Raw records
<<<<

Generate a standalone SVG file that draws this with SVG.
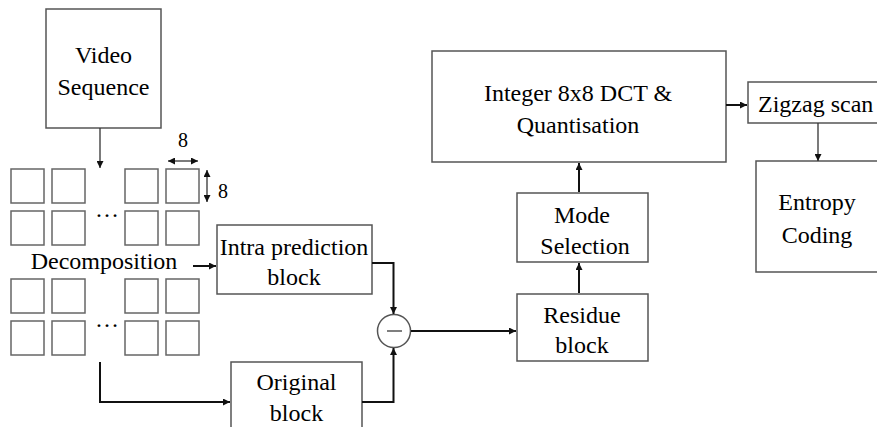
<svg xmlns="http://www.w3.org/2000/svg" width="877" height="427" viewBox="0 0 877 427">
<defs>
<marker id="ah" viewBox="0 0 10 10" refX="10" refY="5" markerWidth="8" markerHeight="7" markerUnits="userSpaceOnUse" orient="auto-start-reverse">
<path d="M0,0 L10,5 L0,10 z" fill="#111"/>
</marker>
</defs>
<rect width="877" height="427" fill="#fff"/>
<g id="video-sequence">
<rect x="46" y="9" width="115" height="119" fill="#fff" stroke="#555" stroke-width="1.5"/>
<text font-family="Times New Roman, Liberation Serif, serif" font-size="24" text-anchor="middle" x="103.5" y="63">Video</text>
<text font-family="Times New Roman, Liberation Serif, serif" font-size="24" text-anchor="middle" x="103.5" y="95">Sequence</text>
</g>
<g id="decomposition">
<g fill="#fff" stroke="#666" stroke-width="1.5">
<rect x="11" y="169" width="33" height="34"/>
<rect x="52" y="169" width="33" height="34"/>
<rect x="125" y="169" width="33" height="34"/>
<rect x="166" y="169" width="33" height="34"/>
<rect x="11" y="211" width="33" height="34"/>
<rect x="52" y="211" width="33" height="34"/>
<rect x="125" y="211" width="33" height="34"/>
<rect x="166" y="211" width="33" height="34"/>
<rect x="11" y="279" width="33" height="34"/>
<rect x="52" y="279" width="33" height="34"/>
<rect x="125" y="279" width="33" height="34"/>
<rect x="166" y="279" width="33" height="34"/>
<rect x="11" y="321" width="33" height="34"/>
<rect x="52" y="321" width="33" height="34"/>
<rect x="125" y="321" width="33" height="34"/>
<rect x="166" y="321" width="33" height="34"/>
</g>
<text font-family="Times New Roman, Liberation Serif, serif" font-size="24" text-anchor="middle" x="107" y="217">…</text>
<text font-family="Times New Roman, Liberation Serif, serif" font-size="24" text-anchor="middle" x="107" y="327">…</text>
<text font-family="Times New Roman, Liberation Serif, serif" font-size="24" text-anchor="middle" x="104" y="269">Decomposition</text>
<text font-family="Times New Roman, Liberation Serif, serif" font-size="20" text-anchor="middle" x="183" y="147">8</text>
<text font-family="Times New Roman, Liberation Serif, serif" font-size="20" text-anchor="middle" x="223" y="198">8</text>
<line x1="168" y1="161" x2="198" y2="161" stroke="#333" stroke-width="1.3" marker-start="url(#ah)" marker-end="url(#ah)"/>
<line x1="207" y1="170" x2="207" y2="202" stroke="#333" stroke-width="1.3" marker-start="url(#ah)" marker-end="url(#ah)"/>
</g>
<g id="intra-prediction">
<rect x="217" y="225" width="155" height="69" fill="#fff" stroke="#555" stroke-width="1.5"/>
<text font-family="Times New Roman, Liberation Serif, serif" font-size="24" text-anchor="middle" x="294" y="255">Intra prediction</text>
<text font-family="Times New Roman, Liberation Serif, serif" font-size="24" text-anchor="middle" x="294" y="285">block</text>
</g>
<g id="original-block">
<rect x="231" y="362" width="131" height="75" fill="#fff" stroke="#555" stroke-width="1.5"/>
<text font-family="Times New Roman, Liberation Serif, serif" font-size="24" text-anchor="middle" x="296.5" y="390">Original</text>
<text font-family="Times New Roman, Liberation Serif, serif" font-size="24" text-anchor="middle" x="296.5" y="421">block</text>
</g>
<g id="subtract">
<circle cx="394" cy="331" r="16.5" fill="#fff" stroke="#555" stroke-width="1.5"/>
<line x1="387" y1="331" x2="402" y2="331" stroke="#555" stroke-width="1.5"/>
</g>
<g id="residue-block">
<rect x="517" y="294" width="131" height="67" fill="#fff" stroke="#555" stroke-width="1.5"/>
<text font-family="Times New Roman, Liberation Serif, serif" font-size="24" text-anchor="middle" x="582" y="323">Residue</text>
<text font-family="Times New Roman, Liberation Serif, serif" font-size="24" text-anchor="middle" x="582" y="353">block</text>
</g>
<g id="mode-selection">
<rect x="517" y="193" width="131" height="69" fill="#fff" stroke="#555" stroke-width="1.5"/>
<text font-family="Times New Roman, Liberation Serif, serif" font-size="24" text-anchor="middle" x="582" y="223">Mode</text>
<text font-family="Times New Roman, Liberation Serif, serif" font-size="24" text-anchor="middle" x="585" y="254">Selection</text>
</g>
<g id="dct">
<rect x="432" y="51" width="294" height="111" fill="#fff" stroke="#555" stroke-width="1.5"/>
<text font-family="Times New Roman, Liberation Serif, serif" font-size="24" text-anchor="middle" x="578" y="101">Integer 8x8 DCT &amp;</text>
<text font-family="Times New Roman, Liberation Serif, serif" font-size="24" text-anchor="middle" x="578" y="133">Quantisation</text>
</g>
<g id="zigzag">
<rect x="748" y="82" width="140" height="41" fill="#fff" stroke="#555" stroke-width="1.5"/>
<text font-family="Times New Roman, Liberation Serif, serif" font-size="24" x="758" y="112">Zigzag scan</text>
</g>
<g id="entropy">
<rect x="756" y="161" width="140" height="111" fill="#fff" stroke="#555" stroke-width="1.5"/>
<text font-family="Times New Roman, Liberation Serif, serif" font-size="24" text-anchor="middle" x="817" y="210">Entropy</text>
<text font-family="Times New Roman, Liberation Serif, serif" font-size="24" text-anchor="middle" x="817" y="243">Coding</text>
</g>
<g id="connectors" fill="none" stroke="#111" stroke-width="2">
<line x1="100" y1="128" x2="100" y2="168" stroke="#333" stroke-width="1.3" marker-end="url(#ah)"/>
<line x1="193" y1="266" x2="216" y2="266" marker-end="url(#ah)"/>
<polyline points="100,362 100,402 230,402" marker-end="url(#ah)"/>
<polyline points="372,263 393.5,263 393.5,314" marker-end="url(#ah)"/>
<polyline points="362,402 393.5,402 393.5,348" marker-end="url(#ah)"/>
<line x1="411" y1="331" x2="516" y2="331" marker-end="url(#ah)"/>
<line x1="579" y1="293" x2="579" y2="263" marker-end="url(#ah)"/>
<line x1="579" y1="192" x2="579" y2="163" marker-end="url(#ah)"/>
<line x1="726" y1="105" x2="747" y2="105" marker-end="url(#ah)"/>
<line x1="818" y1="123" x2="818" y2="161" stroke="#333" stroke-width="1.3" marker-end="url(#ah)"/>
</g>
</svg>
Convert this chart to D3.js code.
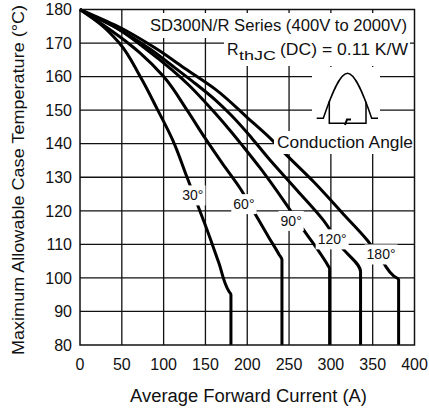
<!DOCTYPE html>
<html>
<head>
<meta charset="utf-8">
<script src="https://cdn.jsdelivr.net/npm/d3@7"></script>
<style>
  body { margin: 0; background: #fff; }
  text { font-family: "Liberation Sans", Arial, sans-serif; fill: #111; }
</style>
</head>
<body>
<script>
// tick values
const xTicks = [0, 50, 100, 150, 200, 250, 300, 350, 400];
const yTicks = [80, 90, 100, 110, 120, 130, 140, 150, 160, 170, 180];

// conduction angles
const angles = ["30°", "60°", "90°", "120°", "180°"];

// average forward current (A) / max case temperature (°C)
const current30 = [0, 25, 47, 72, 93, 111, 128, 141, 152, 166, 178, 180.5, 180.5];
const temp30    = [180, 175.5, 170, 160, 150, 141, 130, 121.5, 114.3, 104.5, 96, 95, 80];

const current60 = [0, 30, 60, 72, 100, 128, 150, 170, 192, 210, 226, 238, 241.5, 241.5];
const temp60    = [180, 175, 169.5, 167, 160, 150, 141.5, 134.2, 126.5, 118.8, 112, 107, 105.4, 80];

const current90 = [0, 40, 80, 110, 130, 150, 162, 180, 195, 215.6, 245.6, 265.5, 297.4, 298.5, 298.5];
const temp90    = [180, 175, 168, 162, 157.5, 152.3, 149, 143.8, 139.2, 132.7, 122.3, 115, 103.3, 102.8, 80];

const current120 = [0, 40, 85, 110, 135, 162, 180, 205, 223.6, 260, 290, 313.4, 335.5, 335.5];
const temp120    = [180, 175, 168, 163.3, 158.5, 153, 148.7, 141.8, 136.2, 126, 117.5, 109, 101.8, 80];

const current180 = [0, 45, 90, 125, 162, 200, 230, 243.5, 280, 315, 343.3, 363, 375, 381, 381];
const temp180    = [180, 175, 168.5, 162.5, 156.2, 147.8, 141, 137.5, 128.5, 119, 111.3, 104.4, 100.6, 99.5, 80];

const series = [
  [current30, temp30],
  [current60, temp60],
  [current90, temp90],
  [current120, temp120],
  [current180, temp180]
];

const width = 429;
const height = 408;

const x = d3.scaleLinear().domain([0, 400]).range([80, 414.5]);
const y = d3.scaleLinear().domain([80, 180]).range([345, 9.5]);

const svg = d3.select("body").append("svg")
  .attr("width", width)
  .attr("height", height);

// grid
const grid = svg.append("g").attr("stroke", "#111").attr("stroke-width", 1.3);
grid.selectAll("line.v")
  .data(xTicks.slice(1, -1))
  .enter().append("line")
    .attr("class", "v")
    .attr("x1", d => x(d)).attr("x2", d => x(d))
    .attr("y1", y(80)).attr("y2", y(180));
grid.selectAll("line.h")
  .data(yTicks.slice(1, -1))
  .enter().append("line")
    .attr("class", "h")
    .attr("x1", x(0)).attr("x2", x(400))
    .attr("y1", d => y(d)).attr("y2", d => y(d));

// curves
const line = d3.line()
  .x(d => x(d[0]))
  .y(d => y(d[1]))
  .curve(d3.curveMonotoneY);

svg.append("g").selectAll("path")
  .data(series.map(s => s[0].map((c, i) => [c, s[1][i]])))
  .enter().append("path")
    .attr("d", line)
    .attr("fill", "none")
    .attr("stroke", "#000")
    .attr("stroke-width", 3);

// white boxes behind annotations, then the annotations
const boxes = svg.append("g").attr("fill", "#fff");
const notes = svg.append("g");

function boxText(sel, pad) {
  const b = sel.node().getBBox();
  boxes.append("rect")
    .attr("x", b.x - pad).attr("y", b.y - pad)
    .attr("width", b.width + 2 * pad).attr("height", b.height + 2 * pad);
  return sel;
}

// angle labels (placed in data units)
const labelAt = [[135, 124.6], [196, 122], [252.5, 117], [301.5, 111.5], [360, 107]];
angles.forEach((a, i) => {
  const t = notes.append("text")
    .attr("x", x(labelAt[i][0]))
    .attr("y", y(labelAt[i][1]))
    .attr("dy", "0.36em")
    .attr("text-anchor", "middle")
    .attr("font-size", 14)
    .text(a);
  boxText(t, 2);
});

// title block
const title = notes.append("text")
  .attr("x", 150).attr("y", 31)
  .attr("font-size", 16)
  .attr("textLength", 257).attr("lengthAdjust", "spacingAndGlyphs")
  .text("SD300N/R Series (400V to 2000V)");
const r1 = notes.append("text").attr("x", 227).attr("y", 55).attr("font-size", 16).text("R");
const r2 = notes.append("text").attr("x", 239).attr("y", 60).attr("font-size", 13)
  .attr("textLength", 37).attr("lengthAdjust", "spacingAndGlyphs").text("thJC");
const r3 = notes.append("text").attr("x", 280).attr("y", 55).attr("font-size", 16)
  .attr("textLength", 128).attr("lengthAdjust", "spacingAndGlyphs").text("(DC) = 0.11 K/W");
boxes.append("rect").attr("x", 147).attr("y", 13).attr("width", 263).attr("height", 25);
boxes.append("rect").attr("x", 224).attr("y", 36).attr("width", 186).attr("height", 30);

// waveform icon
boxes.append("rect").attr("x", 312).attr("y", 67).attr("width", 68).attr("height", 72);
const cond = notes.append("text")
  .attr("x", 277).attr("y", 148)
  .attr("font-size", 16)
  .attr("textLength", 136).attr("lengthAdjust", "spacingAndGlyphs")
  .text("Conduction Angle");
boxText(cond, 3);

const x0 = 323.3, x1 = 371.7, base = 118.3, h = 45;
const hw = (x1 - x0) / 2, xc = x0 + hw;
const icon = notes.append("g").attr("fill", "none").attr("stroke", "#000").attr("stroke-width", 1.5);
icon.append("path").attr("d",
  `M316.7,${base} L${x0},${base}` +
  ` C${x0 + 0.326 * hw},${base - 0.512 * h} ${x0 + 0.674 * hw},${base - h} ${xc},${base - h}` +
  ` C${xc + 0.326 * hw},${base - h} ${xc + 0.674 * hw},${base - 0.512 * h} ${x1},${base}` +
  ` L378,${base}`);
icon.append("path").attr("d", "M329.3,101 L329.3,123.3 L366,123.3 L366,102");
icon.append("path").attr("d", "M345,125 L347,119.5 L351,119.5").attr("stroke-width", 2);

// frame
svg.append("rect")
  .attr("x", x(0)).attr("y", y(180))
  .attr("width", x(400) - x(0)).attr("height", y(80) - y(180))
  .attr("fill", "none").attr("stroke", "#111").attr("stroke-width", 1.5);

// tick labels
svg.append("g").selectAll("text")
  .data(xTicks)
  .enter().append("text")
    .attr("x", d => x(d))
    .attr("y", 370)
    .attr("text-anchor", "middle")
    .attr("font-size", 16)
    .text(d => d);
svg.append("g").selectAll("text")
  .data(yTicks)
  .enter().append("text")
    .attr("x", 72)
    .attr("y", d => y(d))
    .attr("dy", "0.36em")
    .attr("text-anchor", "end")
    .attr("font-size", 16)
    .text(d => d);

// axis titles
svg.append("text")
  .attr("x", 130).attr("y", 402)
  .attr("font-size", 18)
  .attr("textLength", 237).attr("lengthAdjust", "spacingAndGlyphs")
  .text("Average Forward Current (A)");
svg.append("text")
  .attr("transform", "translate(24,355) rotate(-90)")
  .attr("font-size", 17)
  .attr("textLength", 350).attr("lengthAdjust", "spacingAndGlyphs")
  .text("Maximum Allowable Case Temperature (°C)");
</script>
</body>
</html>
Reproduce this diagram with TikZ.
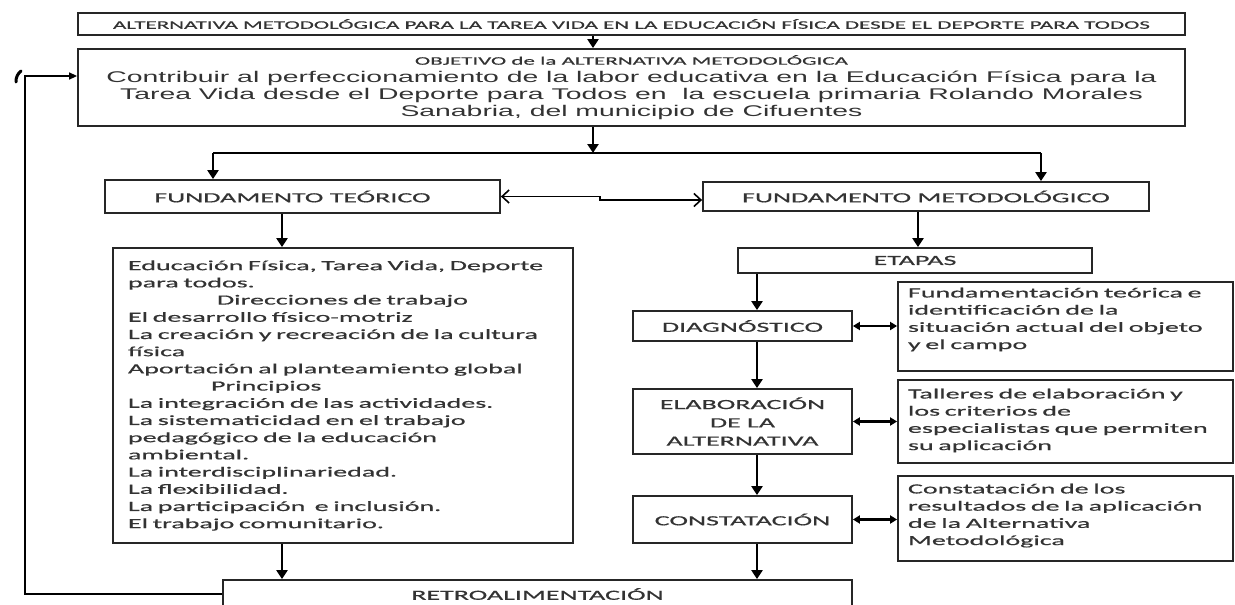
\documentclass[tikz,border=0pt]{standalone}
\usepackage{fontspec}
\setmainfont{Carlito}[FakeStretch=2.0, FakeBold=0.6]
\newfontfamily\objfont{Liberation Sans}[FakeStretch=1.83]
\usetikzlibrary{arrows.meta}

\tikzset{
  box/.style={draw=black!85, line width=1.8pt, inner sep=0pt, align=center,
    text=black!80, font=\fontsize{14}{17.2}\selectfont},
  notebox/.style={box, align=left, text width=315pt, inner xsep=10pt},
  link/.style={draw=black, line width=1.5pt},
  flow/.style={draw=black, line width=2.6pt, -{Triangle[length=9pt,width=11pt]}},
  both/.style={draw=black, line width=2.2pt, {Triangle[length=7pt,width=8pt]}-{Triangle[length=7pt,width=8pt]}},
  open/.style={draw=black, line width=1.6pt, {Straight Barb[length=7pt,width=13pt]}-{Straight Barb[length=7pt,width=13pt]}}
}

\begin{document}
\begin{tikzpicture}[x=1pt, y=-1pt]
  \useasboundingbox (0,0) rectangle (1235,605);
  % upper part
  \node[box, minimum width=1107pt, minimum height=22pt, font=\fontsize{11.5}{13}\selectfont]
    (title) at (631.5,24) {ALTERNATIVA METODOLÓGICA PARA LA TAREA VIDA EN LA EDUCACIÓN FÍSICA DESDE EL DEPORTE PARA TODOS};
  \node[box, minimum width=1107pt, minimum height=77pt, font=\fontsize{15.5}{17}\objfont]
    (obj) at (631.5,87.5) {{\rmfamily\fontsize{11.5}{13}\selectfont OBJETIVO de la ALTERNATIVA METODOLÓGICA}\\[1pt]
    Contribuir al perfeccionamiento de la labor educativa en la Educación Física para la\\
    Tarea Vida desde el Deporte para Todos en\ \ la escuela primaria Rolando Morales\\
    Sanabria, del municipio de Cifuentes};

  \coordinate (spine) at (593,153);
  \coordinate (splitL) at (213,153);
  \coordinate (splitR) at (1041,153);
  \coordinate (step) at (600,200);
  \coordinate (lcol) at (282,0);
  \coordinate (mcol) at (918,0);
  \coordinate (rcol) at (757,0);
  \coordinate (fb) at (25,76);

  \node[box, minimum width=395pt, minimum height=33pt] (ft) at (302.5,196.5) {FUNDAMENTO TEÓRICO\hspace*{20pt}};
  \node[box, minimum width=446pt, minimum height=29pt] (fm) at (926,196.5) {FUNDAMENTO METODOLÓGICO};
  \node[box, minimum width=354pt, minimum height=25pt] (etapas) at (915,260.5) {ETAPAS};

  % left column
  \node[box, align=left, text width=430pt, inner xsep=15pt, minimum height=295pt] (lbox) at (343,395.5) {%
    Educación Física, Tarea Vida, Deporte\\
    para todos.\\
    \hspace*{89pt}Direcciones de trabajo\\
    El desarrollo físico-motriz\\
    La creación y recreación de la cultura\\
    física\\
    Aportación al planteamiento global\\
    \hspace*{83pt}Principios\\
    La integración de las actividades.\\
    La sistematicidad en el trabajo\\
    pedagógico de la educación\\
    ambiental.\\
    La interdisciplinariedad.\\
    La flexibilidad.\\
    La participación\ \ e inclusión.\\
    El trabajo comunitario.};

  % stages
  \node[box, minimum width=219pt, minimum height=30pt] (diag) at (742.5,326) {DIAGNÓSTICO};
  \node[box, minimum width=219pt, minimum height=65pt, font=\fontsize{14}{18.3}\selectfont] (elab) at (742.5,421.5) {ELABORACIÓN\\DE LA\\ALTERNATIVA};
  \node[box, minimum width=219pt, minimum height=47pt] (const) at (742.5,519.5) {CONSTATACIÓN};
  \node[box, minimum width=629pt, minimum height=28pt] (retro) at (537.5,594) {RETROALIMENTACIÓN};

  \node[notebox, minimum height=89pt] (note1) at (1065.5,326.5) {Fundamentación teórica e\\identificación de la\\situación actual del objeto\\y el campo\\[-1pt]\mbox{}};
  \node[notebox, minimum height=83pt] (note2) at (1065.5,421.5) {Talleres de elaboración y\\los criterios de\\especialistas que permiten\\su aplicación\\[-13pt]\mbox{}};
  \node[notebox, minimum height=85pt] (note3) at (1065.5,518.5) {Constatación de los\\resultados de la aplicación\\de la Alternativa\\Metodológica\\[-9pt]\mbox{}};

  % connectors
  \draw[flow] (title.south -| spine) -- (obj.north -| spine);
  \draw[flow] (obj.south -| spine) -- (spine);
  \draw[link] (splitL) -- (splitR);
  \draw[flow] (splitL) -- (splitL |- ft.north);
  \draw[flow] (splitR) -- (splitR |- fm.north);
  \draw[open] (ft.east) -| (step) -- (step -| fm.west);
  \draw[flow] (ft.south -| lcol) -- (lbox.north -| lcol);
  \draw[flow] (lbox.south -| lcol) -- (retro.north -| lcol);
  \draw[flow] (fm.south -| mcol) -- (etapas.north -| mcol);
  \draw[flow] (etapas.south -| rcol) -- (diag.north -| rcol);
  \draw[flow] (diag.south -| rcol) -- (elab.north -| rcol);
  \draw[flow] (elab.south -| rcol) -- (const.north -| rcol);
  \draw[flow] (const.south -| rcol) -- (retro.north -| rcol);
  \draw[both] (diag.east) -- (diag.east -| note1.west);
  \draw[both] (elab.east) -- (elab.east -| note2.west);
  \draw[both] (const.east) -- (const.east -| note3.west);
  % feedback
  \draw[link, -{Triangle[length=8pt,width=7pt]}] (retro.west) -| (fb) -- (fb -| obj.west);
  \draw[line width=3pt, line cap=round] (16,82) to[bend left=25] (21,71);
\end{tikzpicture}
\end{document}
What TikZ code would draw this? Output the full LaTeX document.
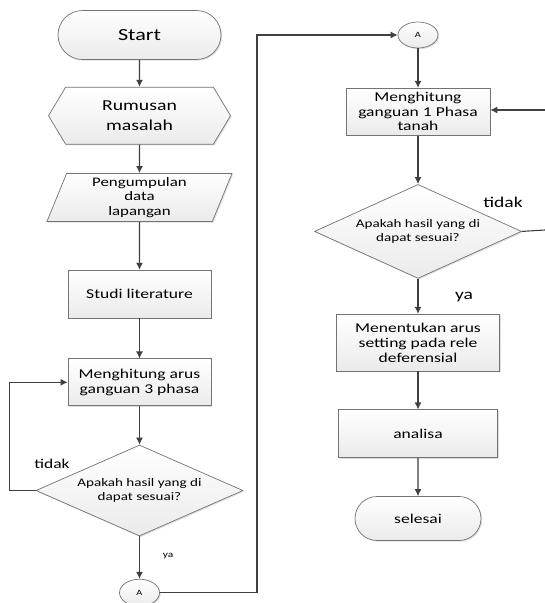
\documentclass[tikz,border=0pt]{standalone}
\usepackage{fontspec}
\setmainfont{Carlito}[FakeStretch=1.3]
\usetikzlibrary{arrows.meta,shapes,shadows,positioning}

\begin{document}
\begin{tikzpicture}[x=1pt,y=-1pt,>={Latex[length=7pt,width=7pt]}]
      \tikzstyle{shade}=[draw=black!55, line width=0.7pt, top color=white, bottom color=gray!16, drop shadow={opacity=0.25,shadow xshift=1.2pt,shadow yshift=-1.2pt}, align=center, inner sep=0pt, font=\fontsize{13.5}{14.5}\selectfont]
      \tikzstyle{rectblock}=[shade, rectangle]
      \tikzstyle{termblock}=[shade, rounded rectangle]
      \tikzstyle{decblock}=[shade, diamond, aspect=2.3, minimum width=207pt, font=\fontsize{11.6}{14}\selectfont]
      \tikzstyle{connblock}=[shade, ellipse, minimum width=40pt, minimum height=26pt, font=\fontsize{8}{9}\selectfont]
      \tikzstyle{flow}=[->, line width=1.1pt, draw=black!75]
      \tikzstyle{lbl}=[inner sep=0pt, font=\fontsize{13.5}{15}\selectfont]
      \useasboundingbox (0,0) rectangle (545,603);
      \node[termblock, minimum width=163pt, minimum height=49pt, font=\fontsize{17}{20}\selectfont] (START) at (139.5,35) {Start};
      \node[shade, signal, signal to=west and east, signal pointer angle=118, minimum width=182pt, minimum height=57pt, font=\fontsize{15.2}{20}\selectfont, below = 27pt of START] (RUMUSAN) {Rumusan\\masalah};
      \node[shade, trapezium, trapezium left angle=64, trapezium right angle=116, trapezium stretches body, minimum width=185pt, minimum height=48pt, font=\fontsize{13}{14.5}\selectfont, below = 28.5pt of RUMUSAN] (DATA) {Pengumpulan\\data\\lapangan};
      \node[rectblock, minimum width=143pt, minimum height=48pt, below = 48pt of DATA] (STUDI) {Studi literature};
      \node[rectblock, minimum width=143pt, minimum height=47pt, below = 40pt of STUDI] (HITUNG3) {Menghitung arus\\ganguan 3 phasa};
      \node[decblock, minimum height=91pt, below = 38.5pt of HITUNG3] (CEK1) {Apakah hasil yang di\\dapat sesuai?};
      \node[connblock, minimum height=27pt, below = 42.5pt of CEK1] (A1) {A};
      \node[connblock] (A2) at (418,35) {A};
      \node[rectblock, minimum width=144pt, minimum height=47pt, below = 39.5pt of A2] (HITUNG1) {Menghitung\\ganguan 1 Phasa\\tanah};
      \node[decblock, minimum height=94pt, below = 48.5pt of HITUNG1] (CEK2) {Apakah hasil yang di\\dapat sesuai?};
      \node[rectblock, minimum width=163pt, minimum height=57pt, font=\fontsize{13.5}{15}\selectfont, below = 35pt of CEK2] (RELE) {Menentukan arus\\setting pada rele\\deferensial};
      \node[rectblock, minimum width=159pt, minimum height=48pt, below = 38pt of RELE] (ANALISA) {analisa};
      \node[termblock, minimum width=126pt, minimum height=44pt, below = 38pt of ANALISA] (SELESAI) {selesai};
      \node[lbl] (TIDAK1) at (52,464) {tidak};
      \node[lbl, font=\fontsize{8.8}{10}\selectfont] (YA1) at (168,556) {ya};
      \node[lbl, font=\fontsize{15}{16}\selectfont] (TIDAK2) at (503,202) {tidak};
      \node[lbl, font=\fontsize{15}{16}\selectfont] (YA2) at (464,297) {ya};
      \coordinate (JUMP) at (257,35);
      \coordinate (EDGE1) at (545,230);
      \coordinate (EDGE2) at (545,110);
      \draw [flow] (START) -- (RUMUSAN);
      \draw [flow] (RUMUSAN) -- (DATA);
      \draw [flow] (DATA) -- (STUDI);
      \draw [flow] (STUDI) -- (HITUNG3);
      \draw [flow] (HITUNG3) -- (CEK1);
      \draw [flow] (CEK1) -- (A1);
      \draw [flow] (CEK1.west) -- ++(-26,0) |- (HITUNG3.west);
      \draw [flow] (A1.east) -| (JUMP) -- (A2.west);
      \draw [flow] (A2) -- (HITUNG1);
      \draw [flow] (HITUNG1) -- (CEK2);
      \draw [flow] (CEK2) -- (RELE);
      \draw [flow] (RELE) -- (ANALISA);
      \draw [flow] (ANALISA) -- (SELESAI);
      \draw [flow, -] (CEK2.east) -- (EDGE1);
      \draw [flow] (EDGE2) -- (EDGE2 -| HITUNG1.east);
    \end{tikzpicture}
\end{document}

>>>>

Reproduce the entries exactly, from the line with "Reproduce this diagram with TikZ." to the line with "Sanabria, del municipio", both lines included, keeping no pictures.

Solution to the problem ▸
Reproduce this diagram with TikZ.
\documentclass[tikz,border=0pt]{standalone}
\usepackage{fontspec}
\setmainfont{Carlito}[FakeStretch=2.0, FakeBold=0.6]
\newfontfamily\objfont{Liberation Sans}[FakeStretch=1.83]
\usetikzlibrary{arrows.meta}

\tikzset{
  box/.style={draw=black!85, line width=1.8pt, inner sep=0pt, align=center,
    text=black!80, font=\fontsize{14}{17.2}\selectfont},
  notebox/.style={box, align=left, text width=315pt, inner xsep=10pt},
  link/.style={draw=black, line width=1.5pt},
  flow/.style={draw=black, line width=2.6pt, -{Triangle[length=9pt,width=11pt]}},
  both/.style={draw=black, line width=2.2pt, {Triangle[length=7pt,width=8pt]}-{Triangle[length=7pt,width=8pt]}},
  open/.style={draw=black, line width=1.6pt, {Straight Barb[length=7pt,width=13pt]}-{Straight Barb[length=7pt,width=13pt]}}
}

\begin{document}
\begin{tikzpicture}[x=1pt, y=-1pt]
  \useasboundingbox (0,0) rectangle (1235,605);
  % upper part
  \node[box, minimum width=1107pt, minimum height=22pt, font=\fontsize{11.5}{13}\selectfont]
    (title) at (631.5,24) {ALTERNATIVA METODOLÓGICA PARA LA TAREA VIDA EN LA EDUCACIÓN FÍSICA DESDE EL DEPORTE PARA TODOS};
  \node[box, minimum width=1107pt, minimum height=77pt, font=\fontsize{15.5}{17}\objfont]
    (obj) at (631.5,87.5) {{\rmfamily\fontsize{11.5}{13}\selectfont OBJETIVO de la ALTERNATIVA METODOLÓGICA}\\[1pt]
    Contribuir al perfeccionamiento de la labor educativa en la Educación Física para la\\
    Tarea Vida desde el Deporte para Todos en\ \ la escuela primaria Rolando Morales\\
    Sanabria, del municipio de Cifuentes};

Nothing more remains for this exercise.